By Ellen Powers
Social science researchers use the term "sensemaking" to describe a type of mindfulness— an intentional but non-judgmental awareness of one's own thoughts and of the actions taking place in the present moment—that combines rationality and appreciative behavior. Sensemaking enables a person to make sufficient sense out of an unorganized, even chaotic, flow of information and events to take action when no clear path or decision exists. Sensemaking is not about finding "the truth" or "getting it right," but means, according to highly cited organizational behavior theorist Karl Weick, "continually redrafting an emerging story so that it becomes more comprehensive, incorporates more of the observed data, and becomes more resilient in the face of criticism."
Sensemaking may be a contributing factor to allowing successful teams to function well in face of high uncertainty and stress. Teams that insist on finding "the right answer" may exhibit self-limiting behaviors, while teams that exhibit self-enabling behaviors are more likely to "stay in the flow" and make considerable progress despite time pressures, rapidly changing events, and the complex interactions among team members within the ongoing situation.

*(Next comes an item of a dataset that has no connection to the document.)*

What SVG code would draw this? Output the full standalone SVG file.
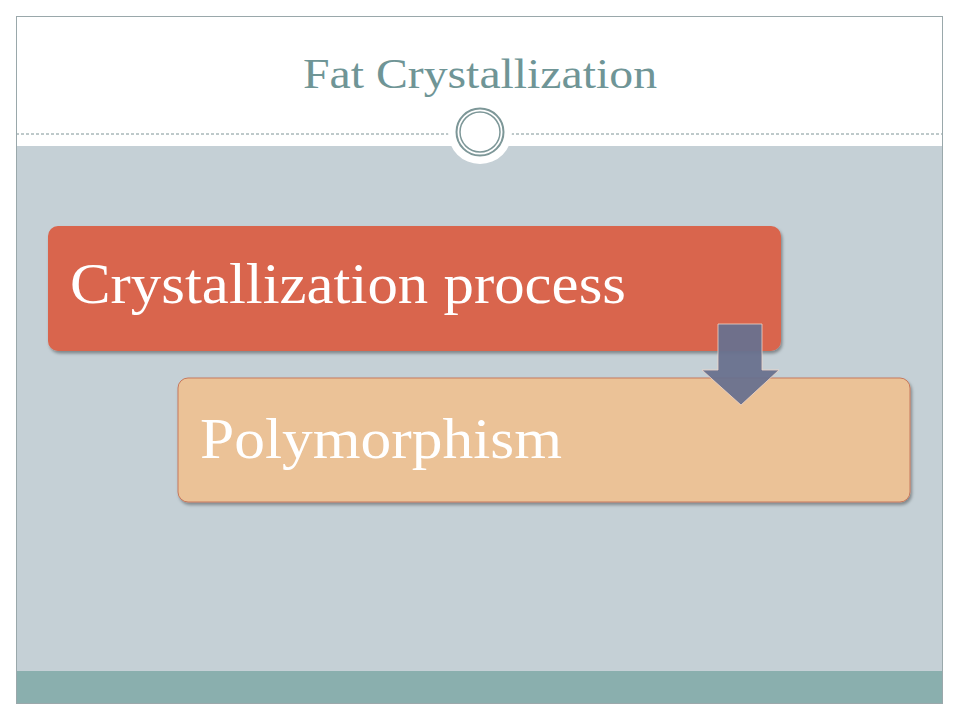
<svg xmlns="http://www.w3.org/2000/svg" width="960" height="720" viewBox="0 0 960 720">
<defs>
<style>
.frame{fill:none;stroke:#9aa8ab;stroke-width:1}
.box-text{font-family:"Liberation Serif","DejaVu Serif",serif;fill:#ffffff}
.title{font-family:"Liberation Serif","DejaVu Serif",serif;fill:#6f9596;font-size:42px}
</style>
<filter id="sh" x="-5%" y="-10%" width="110%" height="130%">
<feDropShadow dx="1.5" dy="2.5" stdDeviation="1.8" flood-color="#000" flood-opacity="0.35"/>
</filter>
</defs>
<rect x="0" y="0" width="960" height="720" fill="#ffffff"/>
<g id="background">
<rect x="16" y="146" width="927" height="525" fill="#c5d0d6"/>
<rect x="16" y="671" width="927" height="32" fill="#8aafae"/>
<line x1="16" y1="134" x2="943" y2="134" stroke="#7f9496" stroke-width="1" stroke-dasharray="3,2"/>
<rect class="frame" x="16.5" y="16.5" width="926" height="687"/>
<circle cx="480" cy="132" r="32" fill="#ffffff"/>
<circle cx="480" cy="132" r="23.5" fill="none" stroke="#7d9798" stroke-width="2"/>
<circle cx="480" cy="132" r="20" fill="none" stroke="#7d9798" stroke-width="1.5"/>
</g>
<g id="title">
<text class="title" x="480" y="88" text-anchor="middle" textLength="354" lengthAdjust="spacingAndGlyphs">Fat Crystallization</text>
</g>
<g id="node-crystallization">
<rect x="48" y="226" width="733" height="125" rx="10" fill="#d9654d" filter="url(#sh)"/>
<text class="box-text" x="70" y="303" font-size="58" textLength="556" lengthAdjust="spacingAndGlyphs">Crystallization process</text>
</g>
<g id="node-polymorphism">
<rect x="178" y="378" width="732" height="124" rx="10" fill="#ebc297" stroke="#c7785c" stroke-width="1" filter="url(#sh)"/>
<text class="box-text" x="200" y="458" font-size="58" textLength="362" lengthAdjust="spacingAndGlyphs">Polymorphism</text>
</g>
<g id="connectors">
<path d="M718,324 L762,324 L762,370 L779,370 L741,405 L702,370 L718,370 Z" fill="#69718e" fill-opacity="0.95" stroke="#f0d6c8" stroke-width="0.8"/>
</g>
</svg>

MITRE researchers used data from a government sponsored Red team/Blue team exercise, called Project Looking Glass (PLG), to examine whether sensemaking might help to explain why the teams that "played" Red consistently outperformed the Blue teams. To clarify terminology, the Red teams played the role of the adversary, while Blue played a joint analytical team.
Is the Difference Sensemaking?
Harvard University analyzed the results of a PLG exercise, held in January 2005, via an extensive self-reporting questionnaire and observers' ratings sheets. MITRE reviewed the results and repurposed key portions of the data to investigate whether sensemaking might serve as a differentiator between the performance of Red and Blue teams.
We developed a table of attributes based on principles reported in the sensemaking literature and further categorized each attribute as an enabler or inhibitor of sensemaking. We then used the table to identify questions in both the observers' daily rating sheets and the questionnaire that might indicate that the team members were contributing to or inhibiting sensemaking. The analysis, based on the table to the right, of the questionnaires showed that the Red teams scored higher in almost all sensemaking indicators than the Blue teams.
As a result of the analysis of the PLG exercise, MITRE developed two self-reporting instruments to assess sensemaking behavior. A pre-self-assessment was devised to measure sensemaking potential, that is, the sensemaking predisposition that individuals bring to the table before joining a team; and a post-self-assessment was devised to measure sensemaking perception, that is, how individuals perceived their own and the team’s sensemaking performance after the completion of the exercise. These instruments will be tested for validity and reliability using data gathered during several upcoming exercises.
Knowing the potential (pre-selfassessment), presence (observed), and perceived manifestations (post-self-assessment) of sensemaking could alert government sponsors to the role that sensemaking plays in team performance and encourage them to take sensemaking skills into account when building intelligence analysis teams. Furthermore, incorporating sensemaking skills in school curriculums could increase the available pool of analysts who can nimbly manage information when participating in joint analysis teams.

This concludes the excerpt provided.